Volato Group, Inc. Announces Merger with M2i Global; Name Change Approved

What Happened

  • Volato Group, Inc. (SOAR) filed an 8‑K reporting that its virtual Special Meeting of stockholders on May 7, 2026 approved the merger with M2i Global and several related proposals. As of the April 17, 2026 record date there were 38,903,163 shares outstanding; 15,140,570 shares (≈38.92%) were present or represented by proxy, constituting a quorum.
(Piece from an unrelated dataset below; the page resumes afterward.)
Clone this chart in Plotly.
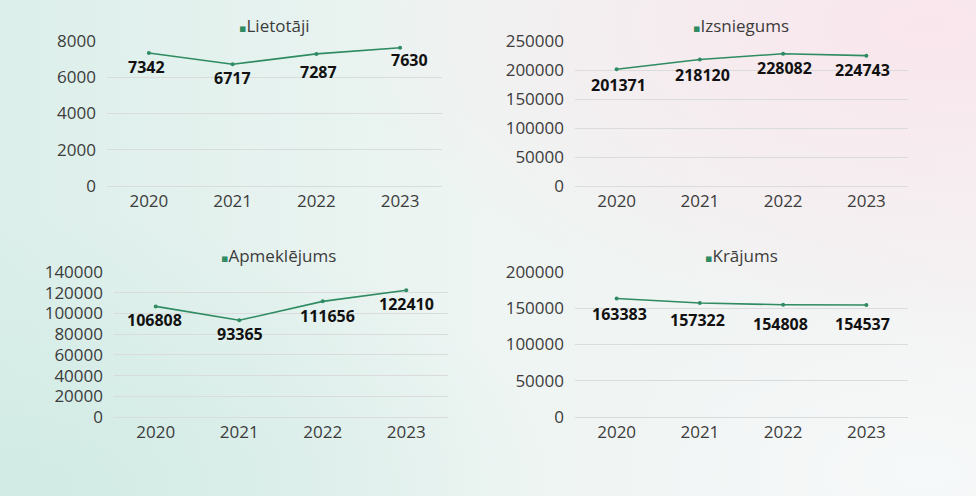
import base64
import plotly.graph_objects as go

years = ["2020", "2021", "2022", "2023"]
lietotaji = [7342, 6717, 7287, 7630]
izsniegums = [201371, 218120, 228082, 224743]
apmeklejums = [106808, 93365, 111656, 122410]
krajums = [163383, 157322, 154808, 154537]

titles = ["Lietotāji", "Izsniegums", "Apmeklējums", "Krājums"]
series = [lietotaji, izsniegums, apmeklejums, krajums]
y_ranges = [(0, 8000), (0, 250000), (0, 140000), (0, 200000)]
y_dticks = [2000, 50000, 20000, 50000]

# layout (pixel fractions of a 976x496 page)
W, H = 976, 496
x_domains = [(107, 442), (575, 908), (114, 448), (575, 908)]
y_domains_px = [(41, 186), (41, 186), (272, 417), (272, 417)]
title_px = [(274, 25), (741, 25), (278, 255), (741, 255)]
# label offsets (dx, dy) in pixels
label_offsets = [
    [(-2, 14), (0, 14), (2, 18), (9, 12)],
    [(2, 16), (3, 16), (1, 14), (-4, 14)],
    [(-1, 14), (1, 14), (5, 15), (0, 14)],
    [(3, 15), (-2, 17), (-3, 19), (-4, 19)],
]

LINE = "#2e8b62"
TICK = "#3c3c3c"
GRID = "#d9dcdb"
FONT = "Open Sans"

svg = f'''<svg xmlns="http://www.w3.org/2000/svg" width="{W}" height="{H}" viewBox="0 0 {W} {H}" preserveAspectRatio="none">
<defs>
<linearGradient id="g0" x1="0" y1="0" x2="1" y2="0">
<stop offset="0" stop-color="#dcefea"/>
<stop offset="0.5" stop-color="#eef5f3"/>
<stop offset="1" stop-color="#f4f3f4"/>
</linearGradient>
<radialGradient id="pk" cx="0.95" cy="0.05" r="0.6">
<stop offset="0" stop-color="#f9e6ec" stop-opacity="1"/>
<stop offset="1" stop-color="#f9e6ec" stop-opacity="0"/>
</radialGradient>
<radialGradient id="mt" cx="0.02" cy="0.98" r="0.55">
<stop offset="0" stop-color="#d2ebe5" stop-opacity="1"/>
<stop offset="1" stop-color="#d2ebe5" stop-opacity="0"/>
</radialGradient>
<radialGradient id="wh" cx="0.95" cy="0.95" r="0.35">
<stop offset="0" stop-color="#f6f9f9" stop-opacity="1"/>
<stop offset="1" stop-color="#f6f9f9" stop-opacity="0"/>
</radialGradient>
</defs>
<rect width="{W}" height="{H}" fill="url(#g0)"/>
<rect width="{W}" height="{H}" fill="url(#pk)"/>
<rect width="{W}" height="{H}" fill="url(#mt)"/>
<rect width="{W}" height="{H}" fill="url(#wh)"/>
</svg>'''
bg_src = "data:image/svg+xml;base64," + base64.b64encode(svg.encode()).decode()

fig = go.Figure()
annotations = []
layout_axes = {}

for i, (title, vals) in enumerate(zip(titles, series)):
    n = i + 1
    xa = "x" if n == 1 else f"x{n}"
    ya = "y" if n == 1 else f"y{n}"
    fig.add_trace(go.Scatter(
        x=years, y=vals, xaxis=xa, yaxis=ya, mode="lines+markers",
        line=dict(color=LINE, width=1.6), marker=dict(color=LINE, size=4),
        showlegend=False, hoverinfo="x+y",
    ))
    x0, x1 = x_domains[i]
    ytop, ybot = y_domains_px[i]
    layout_axes["xaxis" if n == 1 else f"xaxis{n}"] = dict(
        domain=[x0 / W, x1 / W], anchor=ya, type="category",
        categoryorder="array", categoryarray=years,
        range=[-0.5, len(years) - 0.5], autorange=False, automargin=False,
        showgrid=False, showline=False, zeroline=False, ticks="",
        tickfont=dict(family=FONT, size=17, color=TICK), ticklabelstandoff=3,
    )
    layout_axes["yaxis" if n == 1 else f"yaxis{n}"] = dict(
        domain=[1 - ybot / H, 1 - ytop / H], anchor=xa,
        range=list(y_ranges[i]), autorange=False, automargin=False,
        dtick=y_dticks[i], tick0=0, tickformat="d",
        showgrid=True, gridcolor=GRID, gridwidth=1,
        zeroline=True, zerolinecolor=GRID, zerolinewidth=1,
        showline=False, ticks="", ticklabelstandoff=10,
        tickfont=dict(family=FONT, size=17, color=TICK),
    )
    for j, v in enumerate(vals):
        dx, dy = label_offsets[i][j]
        annotations.append(dict(
            x=j, y=v, xref=xa, yref=ya, text=f"<b>{v}</b>", showarrow=False,
            xanchor="center", yanchor="middle",
            xshift=dx, yshift=-dy, font=dict(family=FONT, size=16, color="#111111"),
        ))
    tx, ty = title_px[i]
    annotations.append(dict(
        x=tx / W, y=1 - ty / H, xref="paper", yref="paper", showarrow=False,
        xanchor="center", yanchor="middle",
        text=f"<span style='color:{LINE};font-family:DejaVu Sans;font-size:11px'>▪</span>{title}",
        font=dict(family=FONT, size=17, color=TICK),
    ))

fig.update_layout(
    width=W, height=H, margin=dict(l=0, r=0, t=0, b=0, pad=0),
    paper_bgcolor="#eef5f3", plot_bgcolor="rgba(0,0,0,0)",
    annotations=annotations,
    images=[dict(source=bg_src, xref="paper", yref="paper", x=0, y=1,
                 sizex=1, sizey=1, sizing="stretch", layer="below",
                 xanchor="left", yanchor="top")],
    **layout_axes,
)

fig.write_html(
    "out.html",
    config={"displayModeBar": False},
    post_script="document.body.style.margin='0';document.body.style.overflow='hidden';",
)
The Merger is expected to be consummated subject to satisfaction or waiver of closing conditions in the Merger Agreement.

Key Details

  • Merger approved: 13,053,706 FOR, 158,282 AGAINST, 8,614 ABSTAIN; broker non‑votes 1,919,968.
  • Stock issuance (change‑of‑control >20% issuance) approved: 12,968,426 FOR, 227,255 AGAINST, 24,921 ABSTAIN; broker non‑votes 1,919,968.
  • Name change approved to “M2i Global, Inc.”: 14,968,822 FOR, 157,378 AGAINST, 14,370 ABSTAIN (no broker non‑votes).
  • Board and corporate actions approved: seven director nominees elected for the combined company; M2i Global 2026 Stock Incentive Plan and a reverse stock split authorization (1‑for‑2 up to 1‑for‑25, to be set by the board) were also approved.

Why It Matters

  • The approvals clear the way for Volato to complete the merger and effect a change of control and corporate identity (name change to M2i Global, Inc.), which will alter the company’s ownership structure and governance once closing conditions are met.
  • The stock issuance approval contemplates issuing 20% or more of Volato’s shares as merger consideration, which could be dilutive to current holders once issued.
  • The board’s authority to implement a reverse stock split (1:2 to 1:25) gives management flexibility to consolidate the share count, which can affect share price per share and liquidity.
  • Investors should note the approved equity incentive plan and new board slate for the combined company; these affect future equity compensation and corporate control. The Merger remains subject to the conditions in the Merger Agreement before it is finalized.